I can’t imagine that I used the sub service too much, though. I think I was on the mailing list for most First, Eclipse and Pacific comics, for instance. I know I was on the Cerebus mailing list. I believe that in 1984 you could still walk into the LaVerdiere’s drug store in Augusta or Rockland and buy Marvel comics right off the rack. The condition may have been appalling, but I can’t see why I would have objected to purchasing my comics on the newsstand, when necessary. I dunno, obviously my memory for much of this isn’t too good.

So anyway, the coding here is very odd and makes no sense. What does P1 and P2 mean? What does MP mean? Whatever this system meant, it must have been a good time filler for me. During the long, long winter of 1984, when I do remember having bronchitis for two months solid, I was religious with my coding. After the challenges and adventures of roughing it for three months…not so much.

By then, I must have had other things to think about.

I started a chart for 1985, but then I moved to LA and my time became taken up with all sorts of other things. After a a few months, the chart ends, forever.

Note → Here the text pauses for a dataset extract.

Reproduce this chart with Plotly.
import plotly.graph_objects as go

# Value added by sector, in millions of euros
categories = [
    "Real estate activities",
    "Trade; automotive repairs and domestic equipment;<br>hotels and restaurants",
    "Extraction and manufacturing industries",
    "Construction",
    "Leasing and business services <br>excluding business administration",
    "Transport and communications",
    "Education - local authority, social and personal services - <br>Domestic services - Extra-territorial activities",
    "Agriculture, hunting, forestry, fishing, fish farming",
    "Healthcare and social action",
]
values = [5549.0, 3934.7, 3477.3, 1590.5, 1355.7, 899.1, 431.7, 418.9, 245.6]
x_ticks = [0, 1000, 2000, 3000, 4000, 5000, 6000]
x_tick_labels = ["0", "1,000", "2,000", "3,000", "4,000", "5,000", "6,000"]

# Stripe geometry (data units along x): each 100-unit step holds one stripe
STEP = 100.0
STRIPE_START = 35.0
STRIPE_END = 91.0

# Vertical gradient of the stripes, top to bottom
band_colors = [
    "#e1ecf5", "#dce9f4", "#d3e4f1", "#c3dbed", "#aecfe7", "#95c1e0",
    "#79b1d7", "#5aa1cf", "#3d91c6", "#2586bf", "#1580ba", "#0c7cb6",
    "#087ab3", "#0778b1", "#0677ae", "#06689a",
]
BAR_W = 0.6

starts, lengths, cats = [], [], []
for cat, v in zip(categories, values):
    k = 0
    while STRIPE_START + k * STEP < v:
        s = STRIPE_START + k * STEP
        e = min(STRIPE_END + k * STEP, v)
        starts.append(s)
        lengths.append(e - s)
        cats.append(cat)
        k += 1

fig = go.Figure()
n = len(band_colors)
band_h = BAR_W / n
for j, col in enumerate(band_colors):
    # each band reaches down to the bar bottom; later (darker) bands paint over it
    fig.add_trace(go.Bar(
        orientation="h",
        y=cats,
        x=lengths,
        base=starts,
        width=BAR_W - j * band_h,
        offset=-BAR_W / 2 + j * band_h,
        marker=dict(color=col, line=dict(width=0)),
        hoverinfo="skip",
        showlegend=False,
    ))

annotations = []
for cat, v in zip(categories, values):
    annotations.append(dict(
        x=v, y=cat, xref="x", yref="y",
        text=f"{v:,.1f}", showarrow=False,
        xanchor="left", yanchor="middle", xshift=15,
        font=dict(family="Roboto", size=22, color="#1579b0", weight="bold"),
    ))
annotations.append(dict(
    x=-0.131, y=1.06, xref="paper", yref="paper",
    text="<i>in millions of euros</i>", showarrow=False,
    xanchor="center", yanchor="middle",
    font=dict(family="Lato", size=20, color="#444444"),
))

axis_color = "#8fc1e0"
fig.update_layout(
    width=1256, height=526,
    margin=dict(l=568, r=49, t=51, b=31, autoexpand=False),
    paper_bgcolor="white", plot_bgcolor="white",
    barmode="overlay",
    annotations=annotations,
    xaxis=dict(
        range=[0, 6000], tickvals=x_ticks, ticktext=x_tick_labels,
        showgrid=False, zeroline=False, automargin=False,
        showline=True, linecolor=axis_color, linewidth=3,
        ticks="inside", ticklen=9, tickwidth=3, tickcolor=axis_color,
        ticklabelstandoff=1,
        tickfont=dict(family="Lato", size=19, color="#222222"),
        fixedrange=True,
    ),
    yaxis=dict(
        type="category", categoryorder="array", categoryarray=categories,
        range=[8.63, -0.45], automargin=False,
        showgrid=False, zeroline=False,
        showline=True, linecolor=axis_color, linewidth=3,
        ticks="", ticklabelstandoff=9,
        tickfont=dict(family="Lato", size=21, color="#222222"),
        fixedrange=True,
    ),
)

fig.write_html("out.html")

Sc00Ebb674BONUS PAGE! Here’s a page from the old notebook that shows my interpretation of how to write in Tengwar from The Lord of the Rings. I had written something in Tengwar in the margin but I blanked it out; I didn’t have time (or perhaps the skill any more) to translate it, but I often wrote my most private observations in my diaries in Tengwar, so just in case anyone can read it, I don’t want to be embarrassed!

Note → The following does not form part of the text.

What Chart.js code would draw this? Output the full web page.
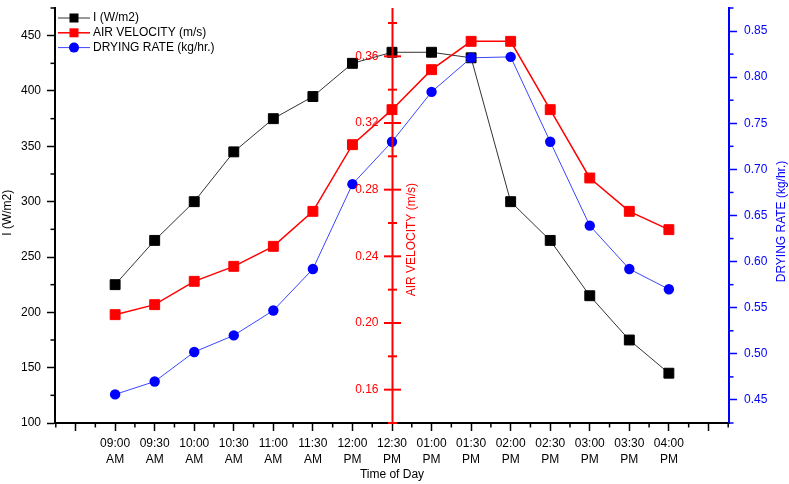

This is my own interpretation of the English values of the script devised by Tolkien based on Appendix E of LotR. I don’t know how it matches up with the generally accepted one. I do know that I never learned how to write in Cyrillic, but I learned Elvish just fine.

1 COMMENT

  1. This sounds like the kind of source material that would make one of those Chris Ware-esque comics actually interesting. The Olympics, living in a tent, race tracks, using PAYphones, grifters, dead chickens, and then the truly confounding plastic hinges!!! THAT is a story that I want to read. Come on now, The Beat KNOWS there’s plenty of their friends that would jump at the chance to illustrate The Beat’s formative years. But what to call it? Hmmm….

  2. One day archaeologists will discover these charts buried beneath post-apocalyptic New York City, and offer as meticulous a dissection of their surreptitious content as Egyptian hieroglyphics command today…

    Well, either that, or you’ll perplex somebody with your uber nerdiness. ;-)

    Wonderful post, Heidi! Bravo!

  3. Okay, still think you were doing week of the month the book came out, but quickly lost track of it and gave it up. Eventually you resorted to check marks of books you got and Xs for books you didn’t get and – for books you have no interest in.

    The real mystery is what do the letters represent, P, A, M and Z.
    I’m thinking the Z are actually 2’s. It could be they came out twice that month, one in 2nd week, the next in week 5 like with Thriller or New Mutants. One of them could be the annual.

    The P could stand for Probably or Possibly. Like you didn’t know for sure it came out that week (or month) but you think it did.

    M could be Missed. Something you didn’t get, but wanted to.

    A I’m still unsure about. The obvious answer is Annual, but Camelot 3000 didn’t have an Annual so that doesn’t make any sense.

  4. See, I’ve always suspected that The Beat had enough material in her life to make one of the best autobio comics on the planet and this just proves it. Orson Welles would have had a field day putting this story to celluloid!

  5. You write about all this wild and crazy stuff, but I’ve always felt that you must have a more interesting story of your own. I wish you’d write stories again.

  6. By crazy stuff, I mean stuff about comics and the industry. This “DaHeidi Code” just comes out of nowhere! I hope you spill the beans on your life’s story someday.